WRITTEN PROBLEM:
Repeat the material verbatim and drop the pictures.

RECORDED INFORMATION:
_ _ _ _ _

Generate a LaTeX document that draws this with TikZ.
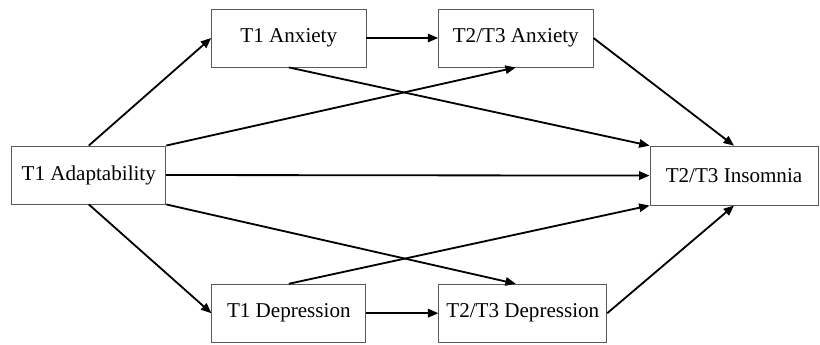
\documentclass[tikz,border=0pt]{standalone}
\usepackage{fontspec}
\setmainfont{Liberation Serif}
\usetikzlibrary{positioning,arrows.meta}
\tikzset{
    >={Triangle[length=2.6mm, width=2.1mm]},
    var/.style={rectangle, draw=black!65, line width=0.6pt, align=center, minimum height=1.45cm, inner sep=2pt, font=\fontsize{15}{18}\selectfont},
    path/.style={->, line width=1.3pt, black}
}

\begin{document}
\begin{tikzpicture}
    \useasboundingbox (0,0) rectangle (20.5,8.6);

    \node[var, minimum width=3.85cm] (adapt) at (2.22,4.225) {T1 Adaptability};

    \node[var, minimum width=3.86cm] (anx1) at (7.22,7.65) {T1 Anxiety};
    \node[var, minimum width=3.86cm] (anx23) at (12.895,7.65) {T2/T3 Anxiety};

    \node[var, minimum width=3.85cm] (dep1) at (7.22,0.77) {T1 Depression};
    \node[var, minimum width=4.2cm] (dep23) at (13.07,0.77) {T2/T3 Depression};

    \node[var, minimum width=4.2cm, minimum height=1.475cm] (ins) at (18.35,4.21) {T2/T3 Insomnia};

    \path[path] (adapt.north) edge (anx1.west)
          (adapt.south) edge (dep1.west)
          (anx1.east) edge (anx23.west)
          (dep1.east) edge (dep23.west)
          (adapt.north east) edge (anx23.south)
          (adapt.south east) edge (anx23.south |- dep23.north)
          (anx1.south) edge (ins.north west)
          (dep1.north) edge (ins.south west)
          (adapt.east) edge (ins.west)
          (anx23.east) edge (ins.north)
          (dep23.east) edge (ins.south);
\end{tikzpicture}
\end{document}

_ _ _ _ _

RESULT BELOW:
Generate a LaTeX document that draws this with TikZ.
\documentclass[tikz,border=0pt]{standalone}
\usepackage{fontspec}
\setmainfont{Liberation Serif}
\usetikzlibrary{positioning,arrows.meta}
\tikzset{
    >={Triangle[length=2.6mm, width=2.1mm]},
    var/.style={rectangle, draw=black!65, line width=0.6pt, align=center, minimum height=1.45cm, inner sep=2pt, font=\fontsize{15}{18}\selectfont},
    path/.style={->, line width=1.3pt, black}
}

\begin{document}
\begin{tikzpicture}
    \useasboundingbox (0,0) rectangle (20.5,8.6);

    \node[var, minimum width=3.85cm] (adapt) at (2.22,4.225) {T1 Adaptability};

    \node[var, minimum width=3.86cm] (anx1) at (7.22,7.65) {T1 Anxiety};
    \node[var, minimum width=3.86cm] (anx23) at (12.895,7.65) {T2/T3 Anxiety};

    \node[var, minimum width=3.85cm] (dep1) at (7.22,0.77) {T1 Depression};
    \node[var, minimum width=4.2cm] (dep23) at (13.07,0.77) {T2/T3 Depression};

    \node[var, minimum width=4.2cm, minimum height=1.475cm] (ins) at (18.35,4.21) {T2/T3 Insomnia};

    \path[path] (adapt.north) edge (anx1.west)
          (adapt.south) edge (dep1.west)
          (anx1.east) edge (anx23.west)
          (dep1.east) edge (dep23.west)
          (adapt.north east) edge (anx23.south)
          (adapt.south east) edge (anx23.south |- dep23.north)
          (anx1.south) edge (ins.north west)
          (dep1.north) edge (ins.south west)
          (adapt.east) edge (ins.west)
          (anx23.east) edge (ins.north)
          (dep23.east) edge (ins.south);
\end{tikzpicture}
\end{document}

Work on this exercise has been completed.